I have received several questions as to why Adobe would include Camera Raw as a Filter in Photoshop CC. Well, here are the first three reasons that I can think of, but I’m sure that there are more!

• First of all, not everyone had the luxury of working with raw files so it can be a huge benefit to be able to apply options like clarity and perspective correction to non raw images (a photoshop layer for example).

• Sometimes we forget to do things in the right order and we don’t have time to go back to the beginning and fix them when on deadline. Yes, this might not be optimal, and yes, we would be better off making changes earlier in our workflow (processing our raw files directly in camera raw before opening them in Photoshop), but ACR as a filter can help to make corrections or add creative effects to layers later in your workflow and/or with legacy files.

• ACR as a filter can be applied to multiple layers at one time if you select those layers in the Layers panel and convert them to a smart object.

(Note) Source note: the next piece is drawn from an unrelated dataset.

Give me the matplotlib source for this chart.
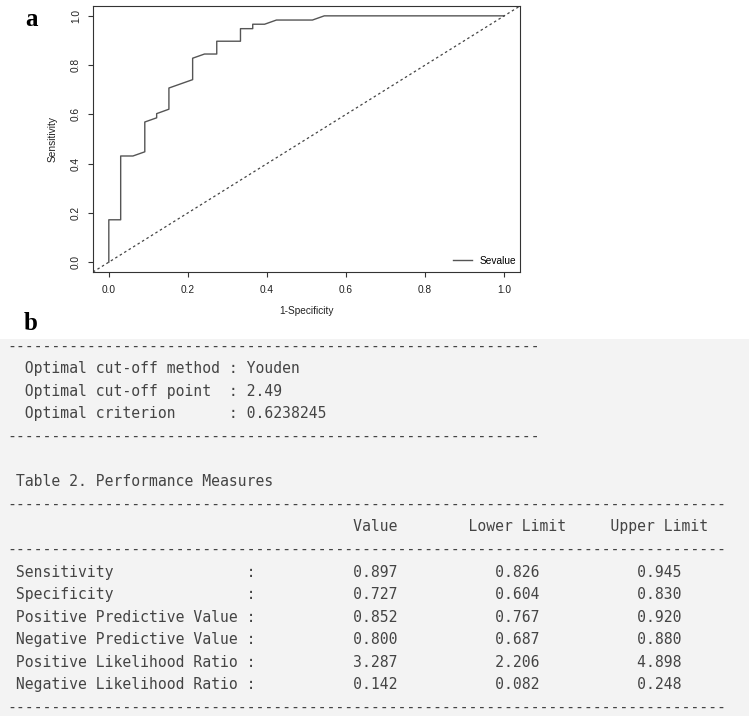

Plus, working with Camera Raw as a smart filter enables blend mode and opacity options as well as the Smart Filter mask to selectively show and hide the filter.

Note: There are several features from regular Adobe Camera Raw that are omitted from Camera Raw as a filter, mostly because they don’t make sense in the filter context.

• Workflow options and preferences

• Crop  and  straighten tools

• Rotation tools (rotate left/right buttons)

• Snapshots

• Camera and lens profile

• ACR as Smart Object, save button

5:11 AM Permalink
June 19, 2013

The Radial Filter in Camera Raw for Photoshop CC

I mention a number of shortcuts that are new to the Radial Filter (J) in this video (Adobe Photoshop: Favorite Features for Photographers), but thought that it might be handy to also include them in list form:

• The Shift key will constrain the Radial Filter to a circle.

• Tapping the “V” key will toggle the overlay of the Radial Filter interface (bounding box).

• While dragging one of the four handles of an existing Radial Filter to resize it, press the Shift key to preserve the aspect ratio of the ellipse.

• While dragging the boundary of an existing Radial Filter to rotate it, press the Shift key to snap the rotation to 15-degree increments.

• While dragging to create a new Radial Filter, press and hold the Space bar to move the ellipse; release the Space bar to resume defining the shape of the new Radial Filter.

• While dragging inside of an existing Radial Filter to move it, press the Shift key to constrain the movement to the horizontal or vertical direction.

• You can drag a Radial Filter beyond the image area.

• While an existing Radial Filter is selected, press the Delete key to delete the Radial Filter.

• Double-click in the image area to set the bounding box of the Radial filter to the image bounds.

• Double-click inside of an existing Radial Filter to expand the bounding box of the Radial Filter to the image bounds.

• Command + Option -drag (Mac) | Control + Alt -drag (Win) to duplicate the Radial Filter.

• While an existing Radial Filter is selected, press the X key to toggle the effect direction from outside to inside.


5:00 AM Permalink
June 18, 2013

Video Tutorial – Adobe Photoshop CC: Favorite Features for Photographers

Now that Photoshop CC is shipping, be sure to check out this episode on Adobe TV, (Adobe Photoshop: Favorite Features for Photographers), where Julieanne will demonstrate her top 5 favorite features in Photoshop CC including the new Upright perspective correction, Radial Filter, and Advanced Healing Brush features in Adobe Camera Raw 8, Image Upsampling and Smart Sharpening, Live Shapes for Rounded Rectangles, and Camera Shake Reduction. (repost)

If you own Photoshop CS6 and are moving to Photoshop CC, you might also want to watch this video (Julieanne’s Top 5 Features for Photographers in Photoshop 13.1), to learn about the new features that were added to Photoshop 13.1 (released back in December 2012 for Creative Cloud Members).

2:05 AM Permalink
April 4, 2013

Removing and Adding Vignetting in Lightroom and Camera Raw

When applying a Post Crop Vignette in Lightroom and/or Camera Raw, don’t forget that you can use the Highlight slider to suppress the vignette from being added in the highlights of the image. This can help keep brighter values in the vignetted area from looking muddy.

Also, when cropping an image and adding a Post Crop vignette, I prefer to first use the Lens Correction panel to remove any vignetting caused by the lens. Removing the lens vignetting (especially if the image is cropped so that part of the lens vignette is cut off) will result in a more even looking Post Crop Vignette.